Leave out the pictures and repeat exactly the lines between the one containing "Clone this chart in Altair." and the one containing "labelOffset=4, columnPadding=28)))", inclusive.

— Start —

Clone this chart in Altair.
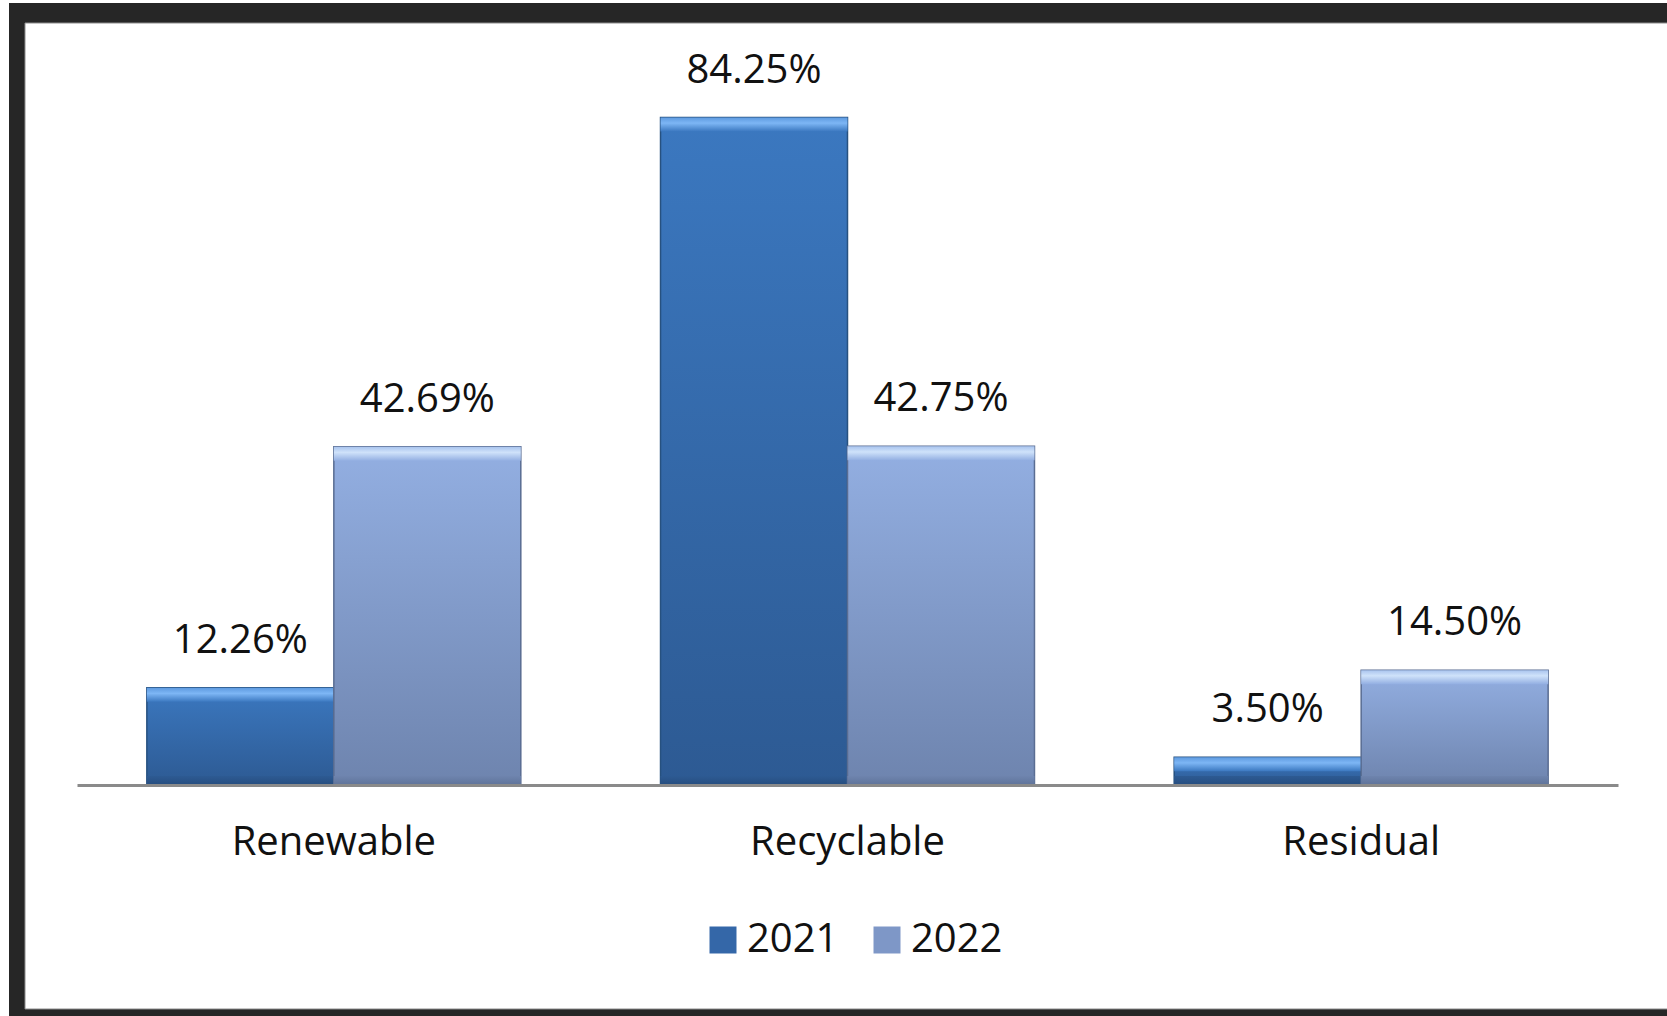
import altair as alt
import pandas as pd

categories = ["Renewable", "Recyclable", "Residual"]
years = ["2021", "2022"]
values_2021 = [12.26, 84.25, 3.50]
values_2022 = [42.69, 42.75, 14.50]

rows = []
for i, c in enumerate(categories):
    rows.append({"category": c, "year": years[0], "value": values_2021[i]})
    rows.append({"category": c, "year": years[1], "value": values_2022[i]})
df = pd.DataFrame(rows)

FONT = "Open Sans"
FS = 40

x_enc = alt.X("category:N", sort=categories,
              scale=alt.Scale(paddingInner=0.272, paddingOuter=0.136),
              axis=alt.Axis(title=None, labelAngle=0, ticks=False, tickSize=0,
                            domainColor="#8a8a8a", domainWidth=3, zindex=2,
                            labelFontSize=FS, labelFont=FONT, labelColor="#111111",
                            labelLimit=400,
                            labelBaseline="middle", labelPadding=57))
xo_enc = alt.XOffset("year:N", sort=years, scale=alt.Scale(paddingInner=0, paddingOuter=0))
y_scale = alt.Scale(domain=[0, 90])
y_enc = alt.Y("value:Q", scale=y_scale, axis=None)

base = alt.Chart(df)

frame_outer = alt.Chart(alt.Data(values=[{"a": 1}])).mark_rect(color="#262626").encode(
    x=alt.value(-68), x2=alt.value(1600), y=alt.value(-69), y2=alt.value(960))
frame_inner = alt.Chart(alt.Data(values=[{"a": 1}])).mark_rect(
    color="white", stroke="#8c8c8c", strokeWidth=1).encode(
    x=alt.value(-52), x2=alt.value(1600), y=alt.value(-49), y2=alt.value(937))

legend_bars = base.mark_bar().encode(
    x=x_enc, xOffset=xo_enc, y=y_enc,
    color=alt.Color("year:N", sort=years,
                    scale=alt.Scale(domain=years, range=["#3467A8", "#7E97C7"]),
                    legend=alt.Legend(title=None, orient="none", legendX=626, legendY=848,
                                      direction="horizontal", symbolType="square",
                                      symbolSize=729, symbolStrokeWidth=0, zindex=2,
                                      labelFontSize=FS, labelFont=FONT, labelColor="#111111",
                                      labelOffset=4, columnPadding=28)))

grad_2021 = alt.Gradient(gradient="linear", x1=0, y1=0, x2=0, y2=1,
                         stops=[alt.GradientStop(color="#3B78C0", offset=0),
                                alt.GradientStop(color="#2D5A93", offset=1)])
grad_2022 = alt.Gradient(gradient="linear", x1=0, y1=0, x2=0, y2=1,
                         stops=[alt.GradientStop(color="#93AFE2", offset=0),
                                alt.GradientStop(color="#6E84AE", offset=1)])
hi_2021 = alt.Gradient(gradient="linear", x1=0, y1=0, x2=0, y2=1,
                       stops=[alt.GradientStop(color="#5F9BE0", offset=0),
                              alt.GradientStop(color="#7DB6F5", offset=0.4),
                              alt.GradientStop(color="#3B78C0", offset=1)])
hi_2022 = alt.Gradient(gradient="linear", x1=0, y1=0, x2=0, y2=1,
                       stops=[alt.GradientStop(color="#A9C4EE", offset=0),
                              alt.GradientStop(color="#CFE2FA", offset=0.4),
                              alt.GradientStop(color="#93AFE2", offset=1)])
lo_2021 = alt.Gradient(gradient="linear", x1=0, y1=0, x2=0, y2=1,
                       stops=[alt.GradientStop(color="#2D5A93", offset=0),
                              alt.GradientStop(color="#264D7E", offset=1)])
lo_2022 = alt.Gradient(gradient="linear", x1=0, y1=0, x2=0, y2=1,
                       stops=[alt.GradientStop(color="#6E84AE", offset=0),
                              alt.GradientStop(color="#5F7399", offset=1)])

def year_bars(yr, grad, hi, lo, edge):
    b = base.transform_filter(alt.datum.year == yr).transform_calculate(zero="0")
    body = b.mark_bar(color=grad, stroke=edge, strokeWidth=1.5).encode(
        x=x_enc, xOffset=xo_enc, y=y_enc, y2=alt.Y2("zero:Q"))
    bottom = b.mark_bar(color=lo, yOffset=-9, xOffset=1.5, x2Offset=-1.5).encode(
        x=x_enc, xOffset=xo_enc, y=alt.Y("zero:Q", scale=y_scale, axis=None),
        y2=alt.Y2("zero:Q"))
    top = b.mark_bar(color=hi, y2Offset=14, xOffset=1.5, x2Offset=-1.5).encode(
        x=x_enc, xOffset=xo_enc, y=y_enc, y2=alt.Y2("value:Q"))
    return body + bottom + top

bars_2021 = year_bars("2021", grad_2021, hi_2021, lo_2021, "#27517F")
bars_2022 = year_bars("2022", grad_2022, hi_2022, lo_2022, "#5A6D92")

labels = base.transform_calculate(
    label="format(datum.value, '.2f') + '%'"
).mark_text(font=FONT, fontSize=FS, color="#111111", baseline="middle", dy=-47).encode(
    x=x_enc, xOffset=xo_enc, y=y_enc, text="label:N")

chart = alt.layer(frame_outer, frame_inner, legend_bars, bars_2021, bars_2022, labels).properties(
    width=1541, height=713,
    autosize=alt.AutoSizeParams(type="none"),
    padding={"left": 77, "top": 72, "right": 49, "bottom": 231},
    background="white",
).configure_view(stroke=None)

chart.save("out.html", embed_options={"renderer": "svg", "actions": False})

— End —
— Start —

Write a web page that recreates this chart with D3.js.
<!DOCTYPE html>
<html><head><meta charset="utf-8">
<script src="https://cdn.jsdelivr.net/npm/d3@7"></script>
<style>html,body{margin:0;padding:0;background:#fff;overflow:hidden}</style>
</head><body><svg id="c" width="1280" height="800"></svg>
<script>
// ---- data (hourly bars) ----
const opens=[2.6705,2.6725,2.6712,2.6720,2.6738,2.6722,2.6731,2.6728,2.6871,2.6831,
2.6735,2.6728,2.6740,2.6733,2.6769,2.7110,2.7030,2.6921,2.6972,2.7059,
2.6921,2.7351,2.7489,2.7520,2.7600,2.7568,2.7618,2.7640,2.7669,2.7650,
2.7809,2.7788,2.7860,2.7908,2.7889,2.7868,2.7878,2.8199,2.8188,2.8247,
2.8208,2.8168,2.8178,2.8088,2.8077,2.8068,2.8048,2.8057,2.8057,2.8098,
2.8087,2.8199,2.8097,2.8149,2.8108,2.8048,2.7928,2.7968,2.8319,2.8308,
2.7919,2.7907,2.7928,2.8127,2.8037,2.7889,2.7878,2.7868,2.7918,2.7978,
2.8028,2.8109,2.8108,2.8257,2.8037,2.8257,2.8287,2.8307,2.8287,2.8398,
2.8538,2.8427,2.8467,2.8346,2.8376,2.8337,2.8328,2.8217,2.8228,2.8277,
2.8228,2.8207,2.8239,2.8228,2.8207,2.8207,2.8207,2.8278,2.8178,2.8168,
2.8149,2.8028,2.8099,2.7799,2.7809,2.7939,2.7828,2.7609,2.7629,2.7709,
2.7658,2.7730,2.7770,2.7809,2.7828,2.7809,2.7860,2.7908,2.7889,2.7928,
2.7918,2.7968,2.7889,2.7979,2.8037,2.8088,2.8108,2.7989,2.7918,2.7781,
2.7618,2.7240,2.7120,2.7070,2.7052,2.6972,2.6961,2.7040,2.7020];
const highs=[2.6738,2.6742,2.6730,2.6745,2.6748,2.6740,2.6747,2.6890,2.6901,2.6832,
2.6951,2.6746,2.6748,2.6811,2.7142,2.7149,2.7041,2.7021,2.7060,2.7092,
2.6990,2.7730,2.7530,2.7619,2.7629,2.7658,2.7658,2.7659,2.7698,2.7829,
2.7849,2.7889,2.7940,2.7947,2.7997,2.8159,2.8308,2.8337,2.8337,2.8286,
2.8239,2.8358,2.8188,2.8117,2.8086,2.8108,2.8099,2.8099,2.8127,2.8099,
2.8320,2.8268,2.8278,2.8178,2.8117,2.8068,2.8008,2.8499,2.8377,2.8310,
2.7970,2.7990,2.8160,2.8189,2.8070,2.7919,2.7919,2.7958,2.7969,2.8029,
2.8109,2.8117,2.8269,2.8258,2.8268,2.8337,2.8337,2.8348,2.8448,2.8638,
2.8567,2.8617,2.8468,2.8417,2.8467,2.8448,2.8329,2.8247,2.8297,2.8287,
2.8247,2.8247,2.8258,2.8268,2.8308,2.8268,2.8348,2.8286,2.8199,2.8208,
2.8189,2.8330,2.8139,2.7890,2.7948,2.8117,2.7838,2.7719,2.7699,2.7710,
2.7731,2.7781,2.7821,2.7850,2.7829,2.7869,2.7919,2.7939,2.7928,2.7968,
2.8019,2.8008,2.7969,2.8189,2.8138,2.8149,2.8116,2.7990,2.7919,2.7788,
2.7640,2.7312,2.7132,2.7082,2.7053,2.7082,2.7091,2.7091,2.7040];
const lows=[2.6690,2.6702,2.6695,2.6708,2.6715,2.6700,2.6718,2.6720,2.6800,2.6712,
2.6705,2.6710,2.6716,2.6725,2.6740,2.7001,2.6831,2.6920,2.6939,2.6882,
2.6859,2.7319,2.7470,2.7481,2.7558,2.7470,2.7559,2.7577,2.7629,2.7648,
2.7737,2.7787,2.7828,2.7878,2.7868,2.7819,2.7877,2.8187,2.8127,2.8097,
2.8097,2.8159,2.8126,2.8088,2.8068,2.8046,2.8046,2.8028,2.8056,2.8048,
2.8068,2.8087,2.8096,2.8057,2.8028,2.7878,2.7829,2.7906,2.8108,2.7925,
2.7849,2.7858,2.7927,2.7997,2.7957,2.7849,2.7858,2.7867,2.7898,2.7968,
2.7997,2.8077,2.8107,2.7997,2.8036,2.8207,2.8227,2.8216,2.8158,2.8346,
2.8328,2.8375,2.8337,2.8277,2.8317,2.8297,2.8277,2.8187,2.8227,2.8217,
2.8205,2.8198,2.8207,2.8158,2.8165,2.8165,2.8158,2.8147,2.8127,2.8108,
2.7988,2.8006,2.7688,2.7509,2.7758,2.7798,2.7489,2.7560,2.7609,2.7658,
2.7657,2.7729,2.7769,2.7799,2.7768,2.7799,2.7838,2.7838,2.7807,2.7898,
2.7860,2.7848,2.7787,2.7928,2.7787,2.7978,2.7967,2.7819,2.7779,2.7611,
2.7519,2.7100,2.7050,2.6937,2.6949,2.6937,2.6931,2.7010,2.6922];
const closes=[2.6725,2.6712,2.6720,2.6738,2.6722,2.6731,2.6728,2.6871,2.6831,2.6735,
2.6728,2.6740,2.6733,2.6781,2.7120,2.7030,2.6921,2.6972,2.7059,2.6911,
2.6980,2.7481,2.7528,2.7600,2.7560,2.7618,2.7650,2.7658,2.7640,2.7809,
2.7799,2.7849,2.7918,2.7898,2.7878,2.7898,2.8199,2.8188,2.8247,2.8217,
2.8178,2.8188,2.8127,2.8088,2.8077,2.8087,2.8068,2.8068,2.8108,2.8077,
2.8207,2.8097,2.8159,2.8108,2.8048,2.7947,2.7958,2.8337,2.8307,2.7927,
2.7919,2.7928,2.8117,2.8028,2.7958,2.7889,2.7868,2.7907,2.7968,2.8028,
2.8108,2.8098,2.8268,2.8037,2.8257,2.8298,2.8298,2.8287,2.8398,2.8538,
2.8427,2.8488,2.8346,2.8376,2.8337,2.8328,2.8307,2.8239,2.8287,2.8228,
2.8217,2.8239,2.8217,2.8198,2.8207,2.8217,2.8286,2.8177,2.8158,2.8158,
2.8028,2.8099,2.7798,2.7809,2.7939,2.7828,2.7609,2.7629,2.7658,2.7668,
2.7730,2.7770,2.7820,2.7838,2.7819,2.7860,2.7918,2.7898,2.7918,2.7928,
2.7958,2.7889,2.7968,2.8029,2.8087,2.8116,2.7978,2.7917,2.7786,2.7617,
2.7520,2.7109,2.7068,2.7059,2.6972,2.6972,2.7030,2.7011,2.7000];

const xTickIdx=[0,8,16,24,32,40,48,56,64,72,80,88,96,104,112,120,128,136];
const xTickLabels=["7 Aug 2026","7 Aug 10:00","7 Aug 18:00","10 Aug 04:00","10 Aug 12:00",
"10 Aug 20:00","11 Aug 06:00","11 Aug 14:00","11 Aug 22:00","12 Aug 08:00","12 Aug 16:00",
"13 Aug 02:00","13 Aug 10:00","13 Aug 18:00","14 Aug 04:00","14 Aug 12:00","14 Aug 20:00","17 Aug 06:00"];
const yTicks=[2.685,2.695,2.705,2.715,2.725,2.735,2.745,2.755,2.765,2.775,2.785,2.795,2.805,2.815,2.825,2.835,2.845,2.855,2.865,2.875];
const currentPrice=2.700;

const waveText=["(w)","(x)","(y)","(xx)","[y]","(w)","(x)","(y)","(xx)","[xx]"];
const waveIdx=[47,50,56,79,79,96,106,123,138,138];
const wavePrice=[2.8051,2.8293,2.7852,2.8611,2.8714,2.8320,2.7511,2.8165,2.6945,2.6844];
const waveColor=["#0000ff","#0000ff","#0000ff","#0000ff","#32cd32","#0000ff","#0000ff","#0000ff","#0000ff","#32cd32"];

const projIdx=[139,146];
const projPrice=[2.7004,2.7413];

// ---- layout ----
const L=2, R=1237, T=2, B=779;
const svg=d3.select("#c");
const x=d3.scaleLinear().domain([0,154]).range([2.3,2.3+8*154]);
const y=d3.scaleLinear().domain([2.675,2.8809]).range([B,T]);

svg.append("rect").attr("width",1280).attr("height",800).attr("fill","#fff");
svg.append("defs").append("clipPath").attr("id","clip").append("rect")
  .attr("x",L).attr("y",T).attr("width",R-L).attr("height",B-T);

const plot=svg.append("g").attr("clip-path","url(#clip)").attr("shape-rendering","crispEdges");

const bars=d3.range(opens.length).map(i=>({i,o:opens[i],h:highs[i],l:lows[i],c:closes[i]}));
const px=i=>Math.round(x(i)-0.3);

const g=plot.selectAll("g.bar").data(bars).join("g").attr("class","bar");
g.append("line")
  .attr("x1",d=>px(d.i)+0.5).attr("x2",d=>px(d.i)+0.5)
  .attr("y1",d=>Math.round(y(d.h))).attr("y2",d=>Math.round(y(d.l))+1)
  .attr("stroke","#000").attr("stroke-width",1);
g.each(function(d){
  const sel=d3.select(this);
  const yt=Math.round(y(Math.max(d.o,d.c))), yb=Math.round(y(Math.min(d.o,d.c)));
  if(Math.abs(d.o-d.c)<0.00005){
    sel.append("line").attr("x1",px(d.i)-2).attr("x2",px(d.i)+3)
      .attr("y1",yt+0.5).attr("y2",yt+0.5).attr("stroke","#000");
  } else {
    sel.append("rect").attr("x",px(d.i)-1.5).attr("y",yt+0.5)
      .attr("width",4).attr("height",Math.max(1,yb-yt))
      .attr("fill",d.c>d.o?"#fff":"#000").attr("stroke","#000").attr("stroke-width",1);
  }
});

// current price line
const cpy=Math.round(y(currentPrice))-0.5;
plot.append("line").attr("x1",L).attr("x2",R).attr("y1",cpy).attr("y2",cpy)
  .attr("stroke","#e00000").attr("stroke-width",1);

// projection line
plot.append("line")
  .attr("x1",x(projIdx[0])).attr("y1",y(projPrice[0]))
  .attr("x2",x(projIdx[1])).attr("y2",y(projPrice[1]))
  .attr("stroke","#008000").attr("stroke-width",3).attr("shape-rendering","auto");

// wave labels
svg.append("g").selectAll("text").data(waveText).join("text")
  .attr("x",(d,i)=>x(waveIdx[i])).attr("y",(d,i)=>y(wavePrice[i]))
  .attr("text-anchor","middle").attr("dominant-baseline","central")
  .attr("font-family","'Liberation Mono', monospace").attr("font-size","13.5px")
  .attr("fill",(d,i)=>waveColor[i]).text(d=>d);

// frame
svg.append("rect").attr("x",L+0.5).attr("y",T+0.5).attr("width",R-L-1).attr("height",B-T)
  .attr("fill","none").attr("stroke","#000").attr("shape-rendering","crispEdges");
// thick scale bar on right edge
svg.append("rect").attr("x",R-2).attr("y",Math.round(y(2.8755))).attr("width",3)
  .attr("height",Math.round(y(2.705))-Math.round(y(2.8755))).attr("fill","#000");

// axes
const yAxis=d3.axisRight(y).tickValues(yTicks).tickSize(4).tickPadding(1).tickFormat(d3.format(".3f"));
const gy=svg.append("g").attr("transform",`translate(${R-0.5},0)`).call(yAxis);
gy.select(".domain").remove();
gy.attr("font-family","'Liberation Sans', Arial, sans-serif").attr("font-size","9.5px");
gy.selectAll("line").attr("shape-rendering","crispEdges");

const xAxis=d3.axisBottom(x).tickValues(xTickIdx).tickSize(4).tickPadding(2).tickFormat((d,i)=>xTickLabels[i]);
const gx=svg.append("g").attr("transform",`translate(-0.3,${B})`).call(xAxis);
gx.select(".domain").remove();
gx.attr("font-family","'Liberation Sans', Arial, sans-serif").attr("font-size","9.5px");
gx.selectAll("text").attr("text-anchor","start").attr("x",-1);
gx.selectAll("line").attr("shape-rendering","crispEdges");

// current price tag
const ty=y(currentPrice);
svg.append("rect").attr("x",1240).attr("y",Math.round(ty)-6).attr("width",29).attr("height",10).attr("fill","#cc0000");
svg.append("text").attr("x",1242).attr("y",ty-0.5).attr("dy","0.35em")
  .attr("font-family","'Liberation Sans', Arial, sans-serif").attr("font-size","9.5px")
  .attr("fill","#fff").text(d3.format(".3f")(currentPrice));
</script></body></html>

— End —

**Solution**
Clone this chart in Altair.
import altair as alt
import pandas as pd

categories = ["Renewable", "Recyclable", "Residual"]
years = ["2021", "2022"]
values_2021 = [12.26, 84.25, 3.50]
values_2022 = [42.69, 42.75, 14.50]

rows = []
for i, c in enumerate(categories):
    rows.append({"category": c, "year": years[0], "value": values_2021[i]})
    rows.append({"category": c, "year": years[1], "value": values_2022[i]})
df = pd.DataFrame(rows)

FONT = "Open Sans"
FS = 40

x_enc = alt.X("category:N", sort=categories,
              scale=alt.Scale(paddingInner=0.272, paddingOuter=0.136),
              axis=alt.Axis(title=None, labelAngle=0, ticks=False, tickSize=0,
                            domainColor="#8a8a8a", domainWidth=3, zindex=2,
                            labelFontSize=FS, labelFont=FONT, labelColor="#111111",
                            labelLimit=400,
                            labelBaseline="middle", labelPadding=57))
xo_enc = alt.XOffset("year:N", sort=years, scale=alt.Scale(paddingInner=0, paddingOuter=0))
y_scale = alt.Scale(domain=[0, 90])
y_enc = alt.Y("value:Q", scale=y_scale, axis=None)

base = alt.Chart(df)

frame_outer = alt.Chart(alt.Data(values=[{"a": 1}])).mark_rect(color="#262626").encode(
    x=alt.value(-68), x2=alt.value(1600), y=alt.value(-69), y2=alt.value(960))
frame_inner = alt.Chart(alt.Data(values=[{"a": 1}])).mark_rect(
    color="white", stroke="#8c8c8c", strokeWidth=1).encode(
    x=alt.value(-52), x2=alt.value(1600), y=alt.value(-49), y2=alt.value(937))

legend_bars = base.mark_bar().encode(
    x=x_enc, xOffset=xo_enc, y=y_enc,
    color=alt.Color("year:N", sort=years,
                    scale=alt.Scale(domain=years, range=["#3467A8", "#7E97C7"]),
                    legend=alt.Legend(title=None, orient="none", legendX=626, legendY=848,
                                      direction="horizontal", symbolType="square",
                                      symbolSize=729, symbolStrokeWidth=0, zindex=2,
                                      labelFontSize=FS, labelFont=FONT, labelColor="#111111",
                                      labelOffset=4, columnPadding=28)))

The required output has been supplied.